House prices in Britain have fallen for the first time in 15 months.
The average price of a property dropped to £268,282 in October, down 0.9 per cent compared to October, according to the Nationwide’s House Price Index.
Robert Gardner, Nationwide’s chief economist, said: “October saw a sharp slowdown in annual house price growth, to 7.2 per cent from 9.5 per cent in September.
“Prices fell by 0.9 per cent month-on-month, after taking account of seasonal effects, the first such fall since July 2021 and the largest since June 2020.
“The market has undoubtedly been impacted by the turmoil following the mini-Budget, which led to a sharp rise in market interest rates.
“Higher borrowing costs have added to stretched housing affordability at a time when household finances are already under pressure from high inflation.
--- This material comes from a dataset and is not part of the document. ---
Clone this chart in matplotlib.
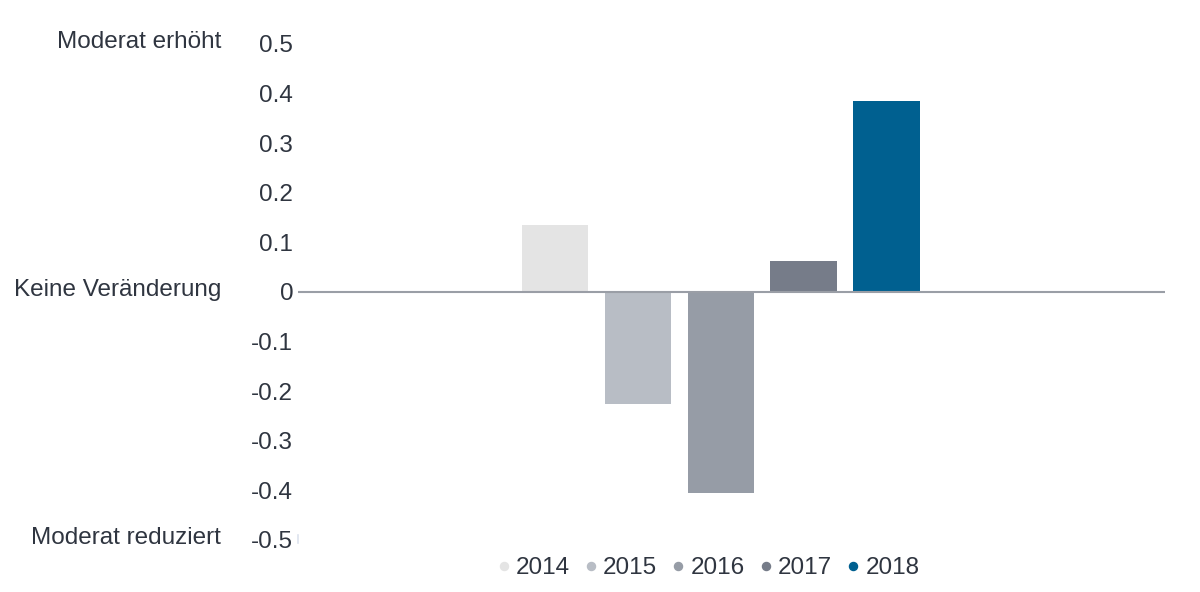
import numpy as np
import matplotlib.pyplot as plt
from matplotlib.lines import Line2D
from matplotlib.transforms import blended_transform_factory

plt.rcParams['font.family'] = ['Liberation Sans', 'DejaVu Sans']

years = ['2014', '2015', '2016', '2017', '2018']
values = [0.135, -0.225, -0.405, 0.062, 0.386]
colors = ['#e4e4e4', '#b8bdc5', '#969ca6', '#767c89', '#006090']

yticks = [0.5, 0.4, 0.3, 0.2, 0.1, 0, -0.1, -0.2, -0.3, -0.4, -0.5]
ytick_labels = ['0.5', '0.4', '0.3', '0.2', '0.1', '0', '-0.1', '-0.2', '-0.3', '-0.4', '-0.5']
side_labels = ['Moderat erhöht', 'Keine Veränderung', 'Moderat reduziert']
side_pos = [0.5, 0, -0.5]

txt = '#2f3540'
fs = 17.5

fig = plt.figure(figsize=(12, 5.92), dpi=100)
ax = fig.add_axes([298/1200, (592-540)/592, (1165-298)/1200, (540-44)/592])

x = np.arange(len(years))
ax.bar(x, values, width=0.8, color=colors, zorder=2)
ax.axhline(0, color='#9a9ea6', lw=1.5, zorder=3)

ax.set_xlim(-3.1, 7.36)
ax.set_ylim(-0.5, 0.5)
ax.set_yticks(yticks)
ax.set_yticklabels(ytick_labels)
ax.tick_params(axis='y', length=0, pad=3.5, labelsize=fs, labelcolor=txt)
ax.set_xticks([])
for s in ax.spines.values():
    s.set_visible(False)
# faint stub of the left axis at the bottom
ax.plot([0, 0], [0.01, -0.006], transform=ax.transAxes, color='#dde3ee',
        lw=1.2, clip_on=False)

tr = blended_transform_factory(fig.transFigure, ax.transData)
for lab, p in zip(side_labels, side_pos):
    ax.text(221/1200, p + 0.005, lab, transform=tr, ha='right', va='center',
            fontsize=fs, color=txt)

handles = [Line2D([], [], marker='o', ls='', color=c, markersize=5.8) for c in colors]
fig.legend(handles, years, loc='center', bbox_to_anchor=(709/1200, 1-568/592),
           ncol=5, frameon=False, fontsize=fs, labelcolor=txt,
           handlelength=0.4, handletextpad=0.3, columnspacing=0.67)

fig.savefig('out.png', dpi=100)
“For example, the increase in mortgage rates meant that a prospective first-time buyer (FTB) earning the average wage and looking to buy a typical FTB home with a 20 per cent deposit would see their monthly mortgage payment rise from circa 34 per cent of take-home pay to circa 45 per cent based on an average mortgage rate of 5.5 per cent.”
He said the market looks set to slow in the coming quarters. Inflation will remain high for some time yet and the Bank Rate is likely to rise further as the Bank of England seeks to ensure demand in the economy slows to relieve domestic price pressures.
“The outlook is extremely uncertain, and much will depend on how the broader economy performs, but a relatively soft landing is still possible.
“Longer term borrowing costs have fallen back in recent weeks and may moderate further if investor sentiment continues to recover.
“Given the weak growth outlook, labour market conditions are likely to soften, but they are starting from a robust position, with unemployment at near 50-year lows.
“Moreover, household balance sheets appear in relatively good shape with significant protection from higher borrowing costs, at least for a period, with over 85 per cent of mortgage balances on fixed interest rates.
“Stretched housing affordability is also a reflection of underlying supply constraints, which should provide some support for prices.”